** Work to do **
Repeat only the lines from the one containing "Rebuild this chart" through the one containing "const axisColor = '#a7b5c9';", exactly as written, both ends included.

** Data in this exercise **
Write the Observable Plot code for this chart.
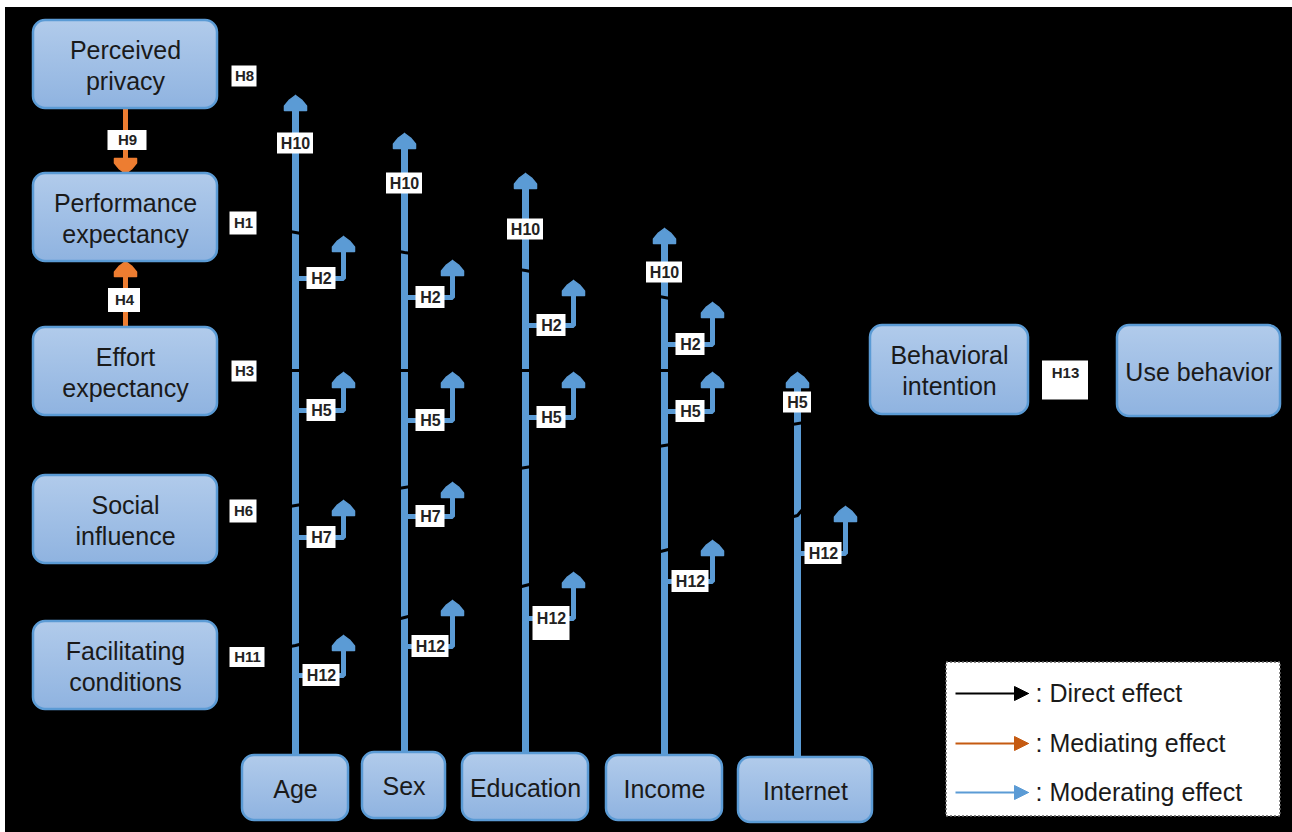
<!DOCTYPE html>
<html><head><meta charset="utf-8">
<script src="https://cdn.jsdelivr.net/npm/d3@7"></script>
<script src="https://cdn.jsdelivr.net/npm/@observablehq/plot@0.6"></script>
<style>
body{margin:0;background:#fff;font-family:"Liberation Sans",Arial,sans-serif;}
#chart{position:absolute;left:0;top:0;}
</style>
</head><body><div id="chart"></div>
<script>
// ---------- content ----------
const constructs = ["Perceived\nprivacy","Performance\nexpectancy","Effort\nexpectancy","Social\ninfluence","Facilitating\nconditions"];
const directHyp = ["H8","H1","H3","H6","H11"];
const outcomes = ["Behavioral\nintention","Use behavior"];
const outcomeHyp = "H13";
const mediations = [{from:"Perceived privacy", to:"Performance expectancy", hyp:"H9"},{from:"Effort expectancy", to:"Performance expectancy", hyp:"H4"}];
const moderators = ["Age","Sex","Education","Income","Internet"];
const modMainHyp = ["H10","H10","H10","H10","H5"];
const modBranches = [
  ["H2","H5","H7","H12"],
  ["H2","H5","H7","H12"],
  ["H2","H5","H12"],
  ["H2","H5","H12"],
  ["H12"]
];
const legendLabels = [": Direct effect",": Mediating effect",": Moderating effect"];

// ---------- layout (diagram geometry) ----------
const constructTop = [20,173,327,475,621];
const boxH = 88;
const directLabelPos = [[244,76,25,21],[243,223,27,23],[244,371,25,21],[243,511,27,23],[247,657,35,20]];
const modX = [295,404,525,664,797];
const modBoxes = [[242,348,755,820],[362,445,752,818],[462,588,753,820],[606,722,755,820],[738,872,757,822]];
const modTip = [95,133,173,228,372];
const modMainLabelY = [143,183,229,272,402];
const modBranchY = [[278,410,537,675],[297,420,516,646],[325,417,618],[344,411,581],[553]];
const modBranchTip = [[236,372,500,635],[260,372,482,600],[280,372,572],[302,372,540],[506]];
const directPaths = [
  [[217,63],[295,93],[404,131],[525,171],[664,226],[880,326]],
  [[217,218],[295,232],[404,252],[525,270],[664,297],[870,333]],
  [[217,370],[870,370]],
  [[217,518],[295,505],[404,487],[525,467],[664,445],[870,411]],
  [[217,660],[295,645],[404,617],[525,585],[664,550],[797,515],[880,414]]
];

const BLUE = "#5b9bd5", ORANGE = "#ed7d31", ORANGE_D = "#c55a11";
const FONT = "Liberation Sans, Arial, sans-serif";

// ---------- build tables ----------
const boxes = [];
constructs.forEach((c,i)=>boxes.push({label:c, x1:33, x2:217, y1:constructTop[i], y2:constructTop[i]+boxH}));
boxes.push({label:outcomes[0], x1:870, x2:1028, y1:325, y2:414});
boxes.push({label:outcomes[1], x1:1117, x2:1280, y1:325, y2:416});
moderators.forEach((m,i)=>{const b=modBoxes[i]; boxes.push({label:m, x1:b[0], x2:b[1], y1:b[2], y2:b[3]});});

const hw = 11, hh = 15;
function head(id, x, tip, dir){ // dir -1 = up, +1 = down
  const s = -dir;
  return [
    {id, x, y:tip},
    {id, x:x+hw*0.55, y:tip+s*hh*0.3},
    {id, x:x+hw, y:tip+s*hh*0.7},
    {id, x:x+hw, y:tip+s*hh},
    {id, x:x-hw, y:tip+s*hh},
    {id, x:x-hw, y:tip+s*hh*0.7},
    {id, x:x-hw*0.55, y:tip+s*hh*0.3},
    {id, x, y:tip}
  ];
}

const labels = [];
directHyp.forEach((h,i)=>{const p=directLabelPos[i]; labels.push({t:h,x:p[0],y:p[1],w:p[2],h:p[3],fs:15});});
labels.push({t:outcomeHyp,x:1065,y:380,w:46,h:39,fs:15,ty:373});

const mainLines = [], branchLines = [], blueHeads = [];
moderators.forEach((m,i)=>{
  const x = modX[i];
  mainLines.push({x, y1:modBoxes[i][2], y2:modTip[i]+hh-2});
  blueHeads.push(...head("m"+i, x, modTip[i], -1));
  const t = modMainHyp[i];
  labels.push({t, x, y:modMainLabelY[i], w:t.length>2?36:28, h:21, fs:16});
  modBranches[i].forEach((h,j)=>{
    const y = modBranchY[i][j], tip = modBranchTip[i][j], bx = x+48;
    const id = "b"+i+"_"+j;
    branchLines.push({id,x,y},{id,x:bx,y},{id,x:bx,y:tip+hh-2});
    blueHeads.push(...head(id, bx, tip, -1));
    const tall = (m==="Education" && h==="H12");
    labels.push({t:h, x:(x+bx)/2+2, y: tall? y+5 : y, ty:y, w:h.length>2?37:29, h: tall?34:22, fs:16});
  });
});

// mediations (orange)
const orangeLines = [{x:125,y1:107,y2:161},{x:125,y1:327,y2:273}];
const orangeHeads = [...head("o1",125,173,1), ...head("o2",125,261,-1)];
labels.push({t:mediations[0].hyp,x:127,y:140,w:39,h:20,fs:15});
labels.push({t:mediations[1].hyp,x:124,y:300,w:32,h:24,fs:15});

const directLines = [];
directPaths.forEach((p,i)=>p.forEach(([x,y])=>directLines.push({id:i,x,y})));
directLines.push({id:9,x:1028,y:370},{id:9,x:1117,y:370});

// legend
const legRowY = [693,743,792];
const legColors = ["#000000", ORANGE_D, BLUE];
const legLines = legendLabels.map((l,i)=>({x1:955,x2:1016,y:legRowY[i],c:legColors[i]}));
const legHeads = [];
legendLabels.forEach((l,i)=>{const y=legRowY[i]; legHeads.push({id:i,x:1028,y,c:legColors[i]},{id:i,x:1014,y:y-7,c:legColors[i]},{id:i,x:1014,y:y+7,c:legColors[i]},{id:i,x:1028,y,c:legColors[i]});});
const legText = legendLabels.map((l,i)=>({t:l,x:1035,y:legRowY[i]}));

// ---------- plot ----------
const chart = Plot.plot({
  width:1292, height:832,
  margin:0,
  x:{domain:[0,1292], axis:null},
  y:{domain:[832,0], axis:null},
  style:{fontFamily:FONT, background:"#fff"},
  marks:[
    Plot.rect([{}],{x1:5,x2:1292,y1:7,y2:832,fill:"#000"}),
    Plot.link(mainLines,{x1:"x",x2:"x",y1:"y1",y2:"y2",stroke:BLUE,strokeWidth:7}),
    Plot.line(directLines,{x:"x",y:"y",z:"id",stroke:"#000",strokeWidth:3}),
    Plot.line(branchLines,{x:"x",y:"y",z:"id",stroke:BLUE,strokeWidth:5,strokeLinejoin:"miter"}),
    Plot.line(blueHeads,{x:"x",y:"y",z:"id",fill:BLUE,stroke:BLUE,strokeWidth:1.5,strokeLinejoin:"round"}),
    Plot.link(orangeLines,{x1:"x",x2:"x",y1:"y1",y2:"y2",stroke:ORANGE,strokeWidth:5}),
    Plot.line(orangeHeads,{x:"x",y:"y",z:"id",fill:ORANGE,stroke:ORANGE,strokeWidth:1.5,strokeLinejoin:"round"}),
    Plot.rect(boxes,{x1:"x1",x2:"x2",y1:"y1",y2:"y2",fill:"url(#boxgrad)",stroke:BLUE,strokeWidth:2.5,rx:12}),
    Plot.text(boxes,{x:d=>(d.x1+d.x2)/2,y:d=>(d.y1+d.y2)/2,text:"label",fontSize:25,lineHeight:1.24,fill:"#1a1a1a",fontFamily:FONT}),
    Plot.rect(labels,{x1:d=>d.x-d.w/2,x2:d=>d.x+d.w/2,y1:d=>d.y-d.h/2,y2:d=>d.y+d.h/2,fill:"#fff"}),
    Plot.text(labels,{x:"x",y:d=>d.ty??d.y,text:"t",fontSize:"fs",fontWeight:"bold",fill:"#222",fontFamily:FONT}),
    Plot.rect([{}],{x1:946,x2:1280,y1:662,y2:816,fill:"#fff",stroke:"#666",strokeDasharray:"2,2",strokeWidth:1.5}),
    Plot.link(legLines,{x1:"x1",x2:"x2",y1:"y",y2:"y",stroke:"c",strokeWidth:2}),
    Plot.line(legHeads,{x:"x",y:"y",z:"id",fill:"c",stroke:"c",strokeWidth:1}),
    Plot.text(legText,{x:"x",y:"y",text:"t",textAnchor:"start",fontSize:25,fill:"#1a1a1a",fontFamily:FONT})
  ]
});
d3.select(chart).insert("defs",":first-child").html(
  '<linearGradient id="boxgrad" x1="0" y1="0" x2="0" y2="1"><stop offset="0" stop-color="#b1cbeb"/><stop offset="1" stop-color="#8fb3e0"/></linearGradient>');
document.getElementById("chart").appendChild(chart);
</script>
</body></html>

...

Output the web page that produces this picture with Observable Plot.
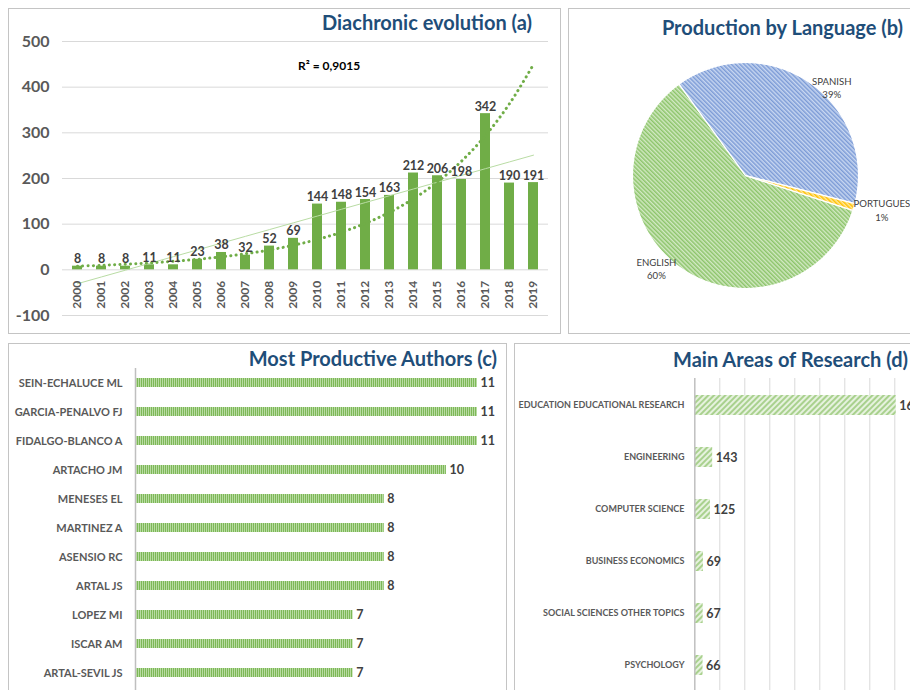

* * *

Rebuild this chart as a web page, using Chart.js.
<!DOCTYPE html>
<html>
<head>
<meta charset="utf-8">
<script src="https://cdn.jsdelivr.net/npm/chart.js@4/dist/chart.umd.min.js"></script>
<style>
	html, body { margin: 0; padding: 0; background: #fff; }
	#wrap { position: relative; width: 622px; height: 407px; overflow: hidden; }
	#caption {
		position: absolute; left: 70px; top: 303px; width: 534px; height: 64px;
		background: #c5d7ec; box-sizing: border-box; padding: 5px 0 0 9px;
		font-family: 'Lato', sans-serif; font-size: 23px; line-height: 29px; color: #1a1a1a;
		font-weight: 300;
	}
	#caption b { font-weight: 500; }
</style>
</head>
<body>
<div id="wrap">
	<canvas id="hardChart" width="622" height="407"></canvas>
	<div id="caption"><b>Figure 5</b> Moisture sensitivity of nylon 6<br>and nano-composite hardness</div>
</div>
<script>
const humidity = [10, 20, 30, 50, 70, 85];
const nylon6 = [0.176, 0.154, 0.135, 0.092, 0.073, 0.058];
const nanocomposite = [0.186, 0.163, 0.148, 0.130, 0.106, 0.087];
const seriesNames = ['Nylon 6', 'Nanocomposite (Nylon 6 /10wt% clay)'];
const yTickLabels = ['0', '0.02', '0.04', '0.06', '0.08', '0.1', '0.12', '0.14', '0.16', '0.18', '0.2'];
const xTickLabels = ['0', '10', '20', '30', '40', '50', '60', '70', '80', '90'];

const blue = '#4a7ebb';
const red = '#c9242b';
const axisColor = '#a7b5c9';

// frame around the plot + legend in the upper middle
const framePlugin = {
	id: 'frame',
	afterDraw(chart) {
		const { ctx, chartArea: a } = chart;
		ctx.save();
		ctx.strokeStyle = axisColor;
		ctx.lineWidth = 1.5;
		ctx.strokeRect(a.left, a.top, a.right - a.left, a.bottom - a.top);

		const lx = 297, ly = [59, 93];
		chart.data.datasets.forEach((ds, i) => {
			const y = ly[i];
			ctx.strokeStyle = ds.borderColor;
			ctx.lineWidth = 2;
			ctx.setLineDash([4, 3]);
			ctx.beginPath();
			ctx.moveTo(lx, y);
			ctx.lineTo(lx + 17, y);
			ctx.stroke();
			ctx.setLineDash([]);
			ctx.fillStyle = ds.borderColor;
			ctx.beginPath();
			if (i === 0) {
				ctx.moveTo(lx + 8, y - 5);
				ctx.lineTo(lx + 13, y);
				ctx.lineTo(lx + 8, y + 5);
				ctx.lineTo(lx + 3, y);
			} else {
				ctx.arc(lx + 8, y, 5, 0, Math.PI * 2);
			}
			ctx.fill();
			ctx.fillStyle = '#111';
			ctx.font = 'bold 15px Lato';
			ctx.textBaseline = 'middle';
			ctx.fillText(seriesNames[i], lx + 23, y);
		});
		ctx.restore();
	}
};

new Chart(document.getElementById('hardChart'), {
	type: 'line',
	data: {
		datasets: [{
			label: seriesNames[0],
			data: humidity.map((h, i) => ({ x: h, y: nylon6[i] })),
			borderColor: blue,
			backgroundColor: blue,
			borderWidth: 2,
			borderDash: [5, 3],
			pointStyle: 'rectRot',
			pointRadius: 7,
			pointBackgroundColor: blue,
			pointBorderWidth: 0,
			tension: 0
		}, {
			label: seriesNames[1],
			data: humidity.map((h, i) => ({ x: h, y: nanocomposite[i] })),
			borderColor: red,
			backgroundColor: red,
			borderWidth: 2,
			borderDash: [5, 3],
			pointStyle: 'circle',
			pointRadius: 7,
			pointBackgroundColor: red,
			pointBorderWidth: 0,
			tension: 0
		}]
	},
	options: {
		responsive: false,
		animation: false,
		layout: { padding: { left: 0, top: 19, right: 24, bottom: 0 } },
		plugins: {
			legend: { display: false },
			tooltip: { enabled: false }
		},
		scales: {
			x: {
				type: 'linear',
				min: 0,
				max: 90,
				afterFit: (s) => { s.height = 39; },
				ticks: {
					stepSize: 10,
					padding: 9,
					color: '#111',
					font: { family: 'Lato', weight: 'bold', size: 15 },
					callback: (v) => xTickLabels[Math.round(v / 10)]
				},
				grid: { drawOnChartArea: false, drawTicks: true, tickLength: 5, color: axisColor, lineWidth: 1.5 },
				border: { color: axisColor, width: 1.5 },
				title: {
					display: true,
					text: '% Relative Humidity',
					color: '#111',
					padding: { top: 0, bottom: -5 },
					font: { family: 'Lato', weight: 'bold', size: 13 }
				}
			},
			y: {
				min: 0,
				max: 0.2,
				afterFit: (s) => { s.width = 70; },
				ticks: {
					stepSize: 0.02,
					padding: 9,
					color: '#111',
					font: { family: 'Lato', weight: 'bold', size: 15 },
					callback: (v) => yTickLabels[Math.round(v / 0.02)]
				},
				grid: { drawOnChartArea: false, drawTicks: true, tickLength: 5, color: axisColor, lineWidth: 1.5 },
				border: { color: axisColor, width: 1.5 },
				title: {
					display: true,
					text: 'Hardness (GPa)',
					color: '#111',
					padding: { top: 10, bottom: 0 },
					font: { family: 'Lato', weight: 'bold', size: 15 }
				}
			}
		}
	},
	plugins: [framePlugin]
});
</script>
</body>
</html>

** Full response **
Rebuild this chart as a web page, using Chart.js.
<!DOCTYPE html>
<html>
<head>
<meta charset="utf-8">
<script src="https://cdn.jsdelivr.net/npm/chart.js@4/dist/chart.umd.min.js"></script>
<style>
	html, body { margin: 0; padding: 0; background: #fff; }
	#wrap { position: relative; width: 622px; height: 407px; overflow: hidden; }
	#caption {
		position: absolute; left: 70px; top: 303px; width: 534px; height: 64px;
		background: #c5d7ec; box-sizing: border-box; padding: 5px 0 0 9px;
		font-family: 'Lato', sans-serif; font-size: 23px; line-height: 29px; color: #1a1a1a;
		font-weight: 300;
	}
	#caption b { font-weight: 500; }
</style>
</head>
<body>
<div id="wrap">
	<canvas id="hardChart" width="622" height="407"></canvas>
	<div id="caption"><b>Figure 5</b> Moisture sensitivity of nylon 6<br>and nano-composite hardness</div>
</div>
<script>
const humidity = [10, 20, 30, 50, 70, 85];
const nylon6 = [0.176, 0.154, 0.135, 0.092, 0.073, 0.058];
const nanocomposite = [0.186, 0.163, 0.148, 0.130, 0.106, 0.087];
const seriesNames = ['Nylon 6', 'Nanocomposite (Nylon 6 /10wt% clay)'];
const yTickLabels = ['0', '0.02', '0.04', '0.06', '0.08', '0.1', '0.12', '0.14', '0.16', '0.18', '0.2'];
const xTickLabels = ['0', '10', '20', '30', '40', '50', '60', '70', '80', '90'];

const blue = '#4a7ebb';
const red = '#c9242b';
const axisColor = '#a7b5c9';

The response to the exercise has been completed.